With such seemingly overwhelming evidence of Napoleon’s hubristic behaviour on the morning of the battle it is hardly surprising that historians have accused him of gross over-confidence, of ‘self-delusion’, even of incipient lunacy. His underestimation of Wellington’s capabilities is regularly held up as a factor to explain his subsequent defeat.7

The duke, meanwhile, was no less confident of success. He was pleased with the fields at Mont St Jean that he had reconnoitred the previous year for just such a defence. They had fine topography, access roads, and, most importantly, the Prussian army was within a few hours’ hard march.8 Early that morning Wellington had received word via his Prussian liaison officer, Baron Philipp von Müffling, that Blücher had ‘put himself at the head of [his] troops, for the purpose of immediately attacking the enemy’s right flank, should Napoleon undertake anything against the Duke’. Referring to a rude remark Napoleon had once made about him, Wellington told Müffling: ‘Now Bonaparte will see how a general of sepoys can defend a position.’ He afterwards stated that he had never taken so much trouble over his troop dispositions, as he knew he could never afford to make the slightest slip in the presence of a general as impressive as Napoleon.

It is understandable that almost all the historians of Waterloo have concluded that, in the words of one of them: ‘Whereas Napoleon consistently misunderstood and underrated Wellington, Wellington was never in doubt about the genius of Napoleon.’9 Yet the reality is not nearly so simple. History might not repeat itself, but historians repeat one another, and the myth has grown up of ludicrous Napoleonic over-confidence. This in turn, almost for the sake of contrast, has spawned a mirror myth of Wellington’s modesty and near-perfect gentlemanliness, always ready to accord Napoleon the first place in the hierarchy of generalship. It is these two myths that the present work sets out to dispel, for the truth is far less straightforward and much more interesting.

Although Napoleon and Wellington never met or corresponded, and fought only one battle against each other, they spoke about one another a great deal both before Waterloo and afterwards. This study of their constantly evolving relationship will show that the received wisdom about Napoleon’s disdain for Wellington’s generalship and Wellington’s respect for Napoleon’s is, despite what was said at Le Caillou, entirely wrong.

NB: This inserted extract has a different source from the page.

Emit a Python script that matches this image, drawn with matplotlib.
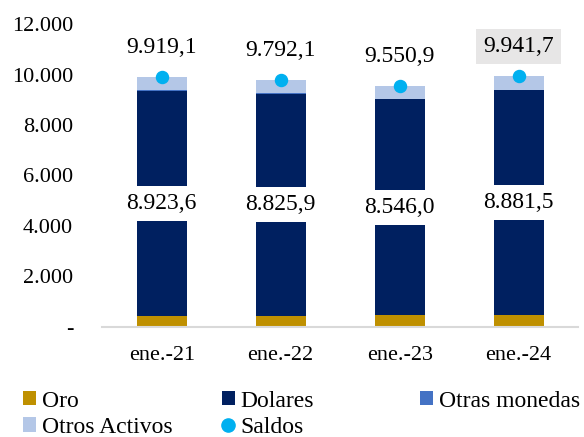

We shall see how both Napoleon and Wellington regarded each other’s military ability highly by the time they met at Waterloo. Thereafter both changed their minds and slowly began to damn each other’s martial prowess to the point where – in part through a series of misunderstandings – Napoleon came to loathe Wellington, and rant about his ineptitude. Meanwhile, while maintaining a public stance of great respect for his opponent, Wellington came privately to despise Napoleon both as a general and as a man. This is not a joint biography, but rather a study in beliefs and rivalry, propaganda
and rancour.

Napoleon and Wellington were not equals in any sense until they faced each other across the fields of Waterloo. In 1804, when Napoleon was proclaimed Emperor of France, Wellington was merely a knight of the Bath. From 1808 until 1814, when Napoleon was master of Europe, Wellington was only the commander of an expeditionary force in the Iberian peninsula. Nor was Wellington in any sense the author of Napoleon’s nemesis; that honour must go to the emperor himself when he conceived his plan to invade Russia in 1812. If the relationship between two men were reflected in a fable it would be that of the hare and the tortoise.

Napoleon’s ambitions were monumental, incorporating Europe, Russia and even the Orient, while Wellington’s were those of the rest of his class and profession, entirely circumscribed by parliamentary government. Yet although their characters are usually described as mirror opposites – romantic Napoleonic genius versus prosaic Wellingtonian practicality – there was a single-minded determination for victory and a tendency to ruthlessness that united them. Napoleon had won sixty of his seventy battles; Wellington had fought far fewer, but had won them all. For both men Waterloo was to be their last.”